# What to produce:
Make an exact copy of all the material below, apart from the pictures.

# Collected material:
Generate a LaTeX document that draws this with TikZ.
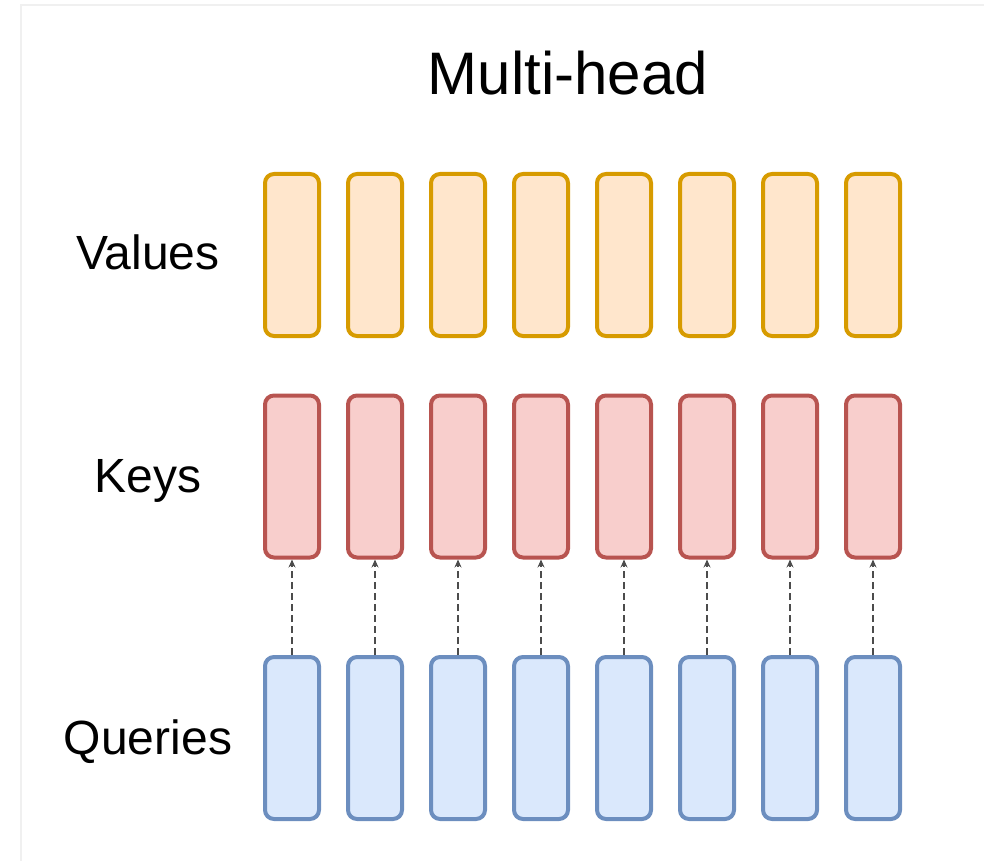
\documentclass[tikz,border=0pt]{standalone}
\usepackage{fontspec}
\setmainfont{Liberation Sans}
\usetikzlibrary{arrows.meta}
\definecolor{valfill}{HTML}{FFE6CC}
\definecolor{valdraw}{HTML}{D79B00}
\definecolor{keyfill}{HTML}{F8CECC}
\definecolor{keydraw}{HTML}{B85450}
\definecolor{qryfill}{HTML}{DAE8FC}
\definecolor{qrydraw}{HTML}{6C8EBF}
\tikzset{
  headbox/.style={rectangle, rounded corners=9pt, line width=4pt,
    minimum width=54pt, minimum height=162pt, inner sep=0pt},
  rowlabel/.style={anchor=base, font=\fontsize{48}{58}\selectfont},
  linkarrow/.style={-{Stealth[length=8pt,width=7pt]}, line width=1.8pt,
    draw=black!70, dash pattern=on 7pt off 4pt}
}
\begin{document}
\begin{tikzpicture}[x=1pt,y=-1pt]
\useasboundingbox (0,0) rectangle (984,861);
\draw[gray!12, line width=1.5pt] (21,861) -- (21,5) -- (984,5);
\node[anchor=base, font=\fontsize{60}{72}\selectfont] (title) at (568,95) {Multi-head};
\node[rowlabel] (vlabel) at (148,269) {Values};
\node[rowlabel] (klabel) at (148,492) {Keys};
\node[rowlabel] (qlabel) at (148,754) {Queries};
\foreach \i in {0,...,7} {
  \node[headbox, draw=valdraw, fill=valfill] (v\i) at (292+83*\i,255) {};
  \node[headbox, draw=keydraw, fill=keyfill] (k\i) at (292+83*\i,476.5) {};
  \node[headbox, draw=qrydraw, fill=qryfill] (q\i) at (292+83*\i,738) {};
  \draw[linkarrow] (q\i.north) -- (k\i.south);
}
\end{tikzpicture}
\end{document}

# Worked solution:
Generate a LaTeX document that draws this with TikZ.
\documentclass[tikz,border=0pt]{standalone}
\usepackage{fontspec}
\setmainfont{Liberation Sans}
\usetikzlibrary{arrows.meta}
\definecolor{valfill}{HTML}{FFE6CC}
\definecolor{valdraw}{HTML}{D79B00}
\definecolor{keyfill}{HTML}{F8CECC}
\definecolor{keydraw}{HTML}{B85450}
\definecolor{qryfill}{HTML}{DAE8FC}
\definecolor{qrydraw}{HTML}{6C8EBF}
\tikzset{
  headbox/.style={rectangle, rounded corners=9pt, line width=4pt,
    minimum width=54pt, minimum height=162pt, inner sep=0pt},
  rowlabel/.style={anchor=base, font=\fontsize{48}{58}\selectfont},
  linkarrow/.style={-{Stealth[length=8pt,width=7pt]}, line width=1.8pt,
    draw=black!70, dash pattern=on 7pt off 4pt}
}
\begin{document}
\begin{tikzpicture}[x=1pt,y=-1pt]
\useasboundingbox (0,0) rectangle (984,861);
\draw[gray!12, line width=1.5pt] (21,861) -- (21,5) -- (984,5);
\node[anchor=base, font=\fontsize{60}{72}\selectfont] (title) at (568,95) {Multi-head};
\node[rowlabel] (vlabel) at (148,269) {Values};
\node[rowlabel] (klabel) at (148,492) {Keys};
\node[rowlabel] (qlabel) at (148,754) {Queries};
\foreach \i in {0,...,7} {
  \node[headbox, draw=valdraw, fill=valfill] (v\i) at (292+83*\i,255) {};
  \node[headbox, draw=keydraw, fill=keyfill] (k\i) at (292+83*\i,476.5) {};
  \node[headbox, draw=qrydraw, fill=qryfill] (q\i) at (292+83*\i,738) {};
  \draw[linkarrow] (q\i.north) -- (k\i.south);
}
\end{tikzpicture}
\end{document}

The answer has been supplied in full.